Among the records below, find each line that includes the string "React" and copy it.
BEGIN Record set
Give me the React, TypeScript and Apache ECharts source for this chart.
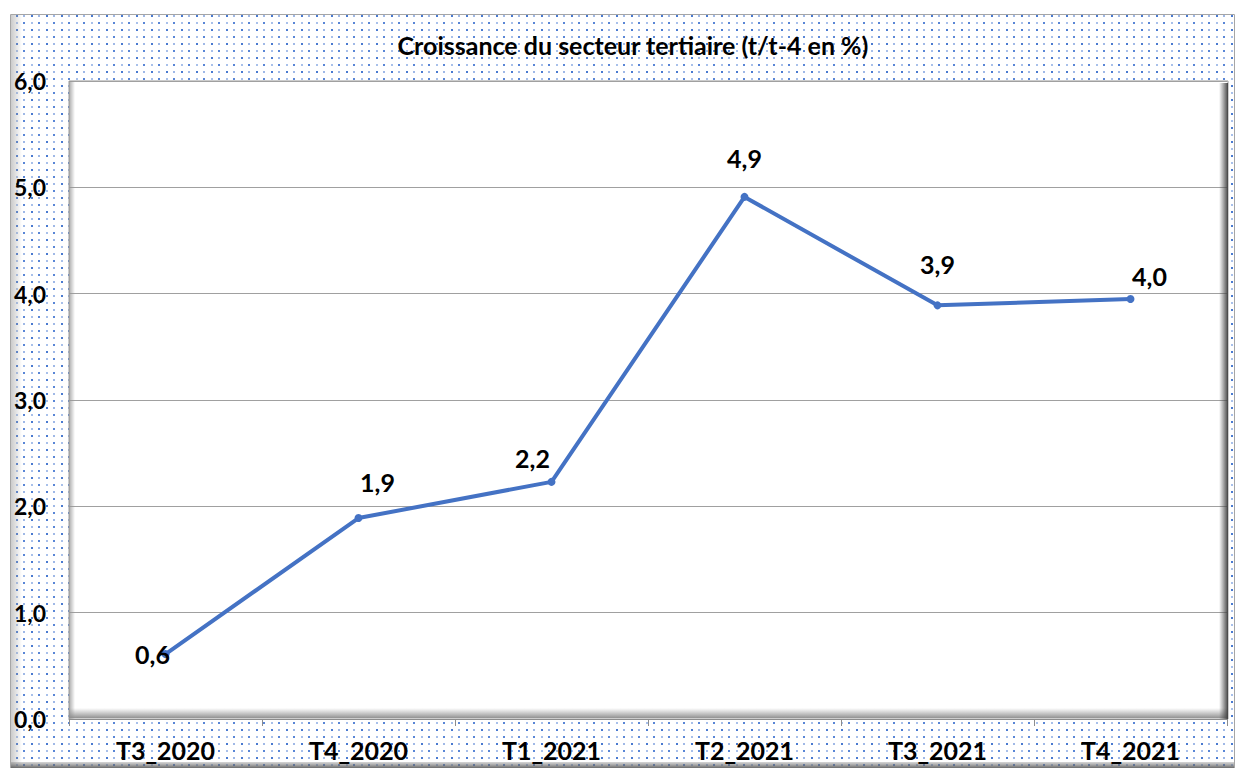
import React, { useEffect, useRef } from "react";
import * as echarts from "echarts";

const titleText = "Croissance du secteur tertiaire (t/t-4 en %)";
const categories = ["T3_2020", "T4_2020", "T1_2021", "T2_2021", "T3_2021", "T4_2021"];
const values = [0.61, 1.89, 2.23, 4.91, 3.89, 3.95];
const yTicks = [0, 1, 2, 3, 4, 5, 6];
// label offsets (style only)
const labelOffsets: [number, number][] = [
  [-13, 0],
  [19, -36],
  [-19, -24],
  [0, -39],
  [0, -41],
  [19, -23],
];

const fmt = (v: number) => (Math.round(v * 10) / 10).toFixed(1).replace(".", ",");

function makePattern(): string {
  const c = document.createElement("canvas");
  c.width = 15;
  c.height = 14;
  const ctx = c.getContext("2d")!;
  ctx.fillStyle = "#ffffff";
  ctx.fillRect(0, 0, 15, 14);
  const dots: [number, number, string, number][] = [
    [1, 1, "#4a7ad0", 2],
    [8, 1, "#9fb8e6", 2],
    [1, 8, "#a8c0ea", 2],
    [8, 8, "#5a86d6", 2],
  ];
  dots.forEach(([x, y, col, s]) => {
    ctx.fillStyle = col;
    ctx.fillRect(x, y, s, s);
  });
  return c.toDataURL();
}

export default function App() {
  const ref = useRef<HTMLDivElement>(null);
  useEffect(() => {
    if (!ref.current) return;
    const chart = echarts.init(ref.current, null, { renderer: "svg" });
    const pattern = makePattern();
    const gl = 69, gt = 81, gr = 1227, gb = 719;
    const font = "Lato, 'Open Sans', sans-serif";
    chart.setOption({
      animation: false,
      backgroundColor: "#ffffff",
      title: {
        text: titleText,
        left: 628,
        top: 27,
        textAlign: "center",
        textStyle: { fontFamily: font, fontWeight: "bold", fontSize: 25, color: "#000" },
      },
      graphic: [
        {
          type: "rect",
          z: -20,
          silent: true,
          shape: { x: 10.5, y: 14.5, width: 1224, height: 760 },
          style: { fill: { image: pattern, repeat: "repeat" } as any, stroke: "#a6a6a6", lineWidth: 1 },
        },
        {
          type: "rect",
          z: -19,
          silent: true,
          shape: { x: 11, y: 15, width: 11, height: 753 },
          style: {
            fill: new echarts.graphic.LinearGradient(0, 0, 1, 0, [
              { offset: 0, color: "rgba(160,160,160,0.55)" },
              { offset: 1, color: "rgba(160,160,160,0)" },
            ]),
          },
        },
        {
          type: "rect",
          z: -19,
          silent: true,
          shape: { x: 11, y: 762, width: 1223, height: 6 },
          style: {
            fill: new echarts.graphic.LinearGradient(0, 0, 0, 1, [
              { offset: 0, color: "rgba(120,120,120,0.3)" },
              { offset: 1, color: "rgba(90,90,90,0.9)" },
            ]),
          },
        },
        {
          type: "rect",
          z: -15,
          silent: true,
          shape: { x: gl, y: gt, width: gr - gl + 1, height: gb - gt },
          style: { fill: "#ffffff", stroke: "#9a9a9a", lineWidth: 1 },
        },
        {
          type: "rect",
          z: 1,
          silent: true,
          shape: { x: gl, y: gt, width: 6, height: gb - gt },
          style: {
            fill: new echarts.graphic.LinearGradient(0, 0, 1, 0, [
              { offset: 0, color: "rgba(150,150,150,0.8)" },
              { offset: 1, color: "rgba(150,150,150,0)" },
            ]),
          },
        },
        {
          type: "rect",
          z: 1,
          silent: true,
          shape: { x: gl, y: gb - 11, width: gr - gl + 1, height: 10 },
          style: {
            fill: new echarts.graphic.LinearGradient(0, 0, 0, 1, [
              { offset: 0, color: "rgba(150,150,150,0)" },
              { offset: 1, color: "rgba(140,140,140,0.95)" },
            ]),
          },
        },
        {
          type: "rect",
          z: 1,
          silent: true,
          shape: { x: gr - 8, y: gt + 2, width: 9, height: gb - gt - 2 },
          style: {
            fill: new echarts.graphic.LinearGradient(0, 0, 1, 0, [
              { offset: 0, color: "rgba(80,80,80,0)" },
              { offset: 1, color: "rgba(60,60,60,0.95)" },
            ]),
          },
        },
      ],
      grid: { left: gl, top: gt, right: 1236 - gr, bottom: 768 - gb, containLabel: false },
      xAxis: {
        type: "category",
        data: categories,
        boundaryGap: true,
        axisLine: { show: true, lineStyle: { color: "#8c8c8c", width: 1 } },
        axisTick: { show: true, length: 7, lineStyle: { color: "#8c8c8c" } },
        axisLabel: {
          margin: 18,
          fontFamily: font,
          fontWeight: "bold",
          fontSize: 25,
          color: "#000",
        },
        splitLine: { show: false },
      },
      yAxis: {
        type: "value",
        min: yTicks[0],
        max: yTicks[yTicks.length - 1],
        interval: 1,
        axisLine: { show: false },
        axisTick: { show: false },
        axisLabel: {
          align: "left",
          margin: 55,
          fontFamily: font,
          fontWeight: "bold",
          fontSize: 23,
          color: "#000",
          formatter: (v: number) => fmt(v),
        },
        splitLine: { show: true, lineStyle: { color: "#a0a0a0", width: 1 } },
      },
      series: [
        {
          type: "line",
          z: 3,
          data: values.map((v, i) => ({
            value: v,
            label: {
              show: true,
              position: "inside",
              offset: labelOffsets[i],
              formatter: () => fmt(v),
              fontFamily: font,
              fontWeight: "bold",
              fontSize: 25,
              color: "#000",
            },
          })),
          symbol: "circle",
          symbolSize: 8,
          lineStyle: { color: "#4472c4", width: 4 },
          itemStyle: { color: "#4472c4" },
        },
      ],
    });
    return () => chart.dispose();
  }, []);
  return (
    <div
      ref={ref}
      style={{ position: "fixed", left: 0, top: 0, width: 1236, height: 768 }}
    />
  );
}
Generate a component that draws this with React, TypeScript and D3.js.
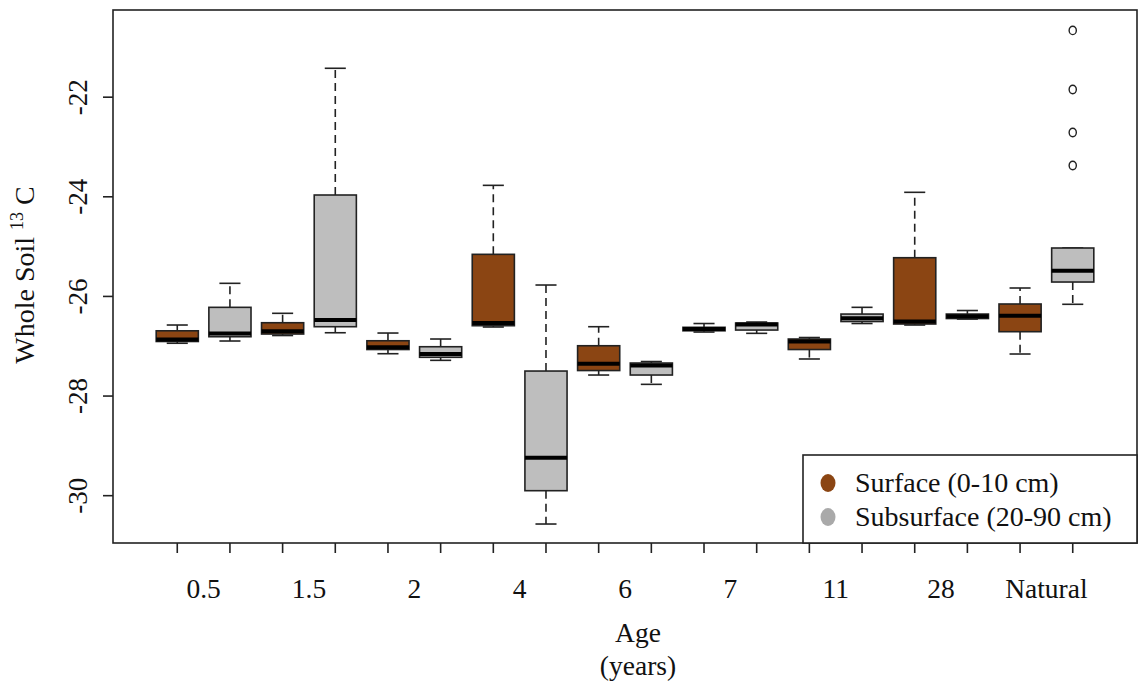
END Record set
◆ Reply to the exercise:
Give me the React, TypeScript and Apache ECharts source for this chart.
import React, { useEffect, useRef } from "react";
Generate a component that draws this with React, TypeScript and D3.js.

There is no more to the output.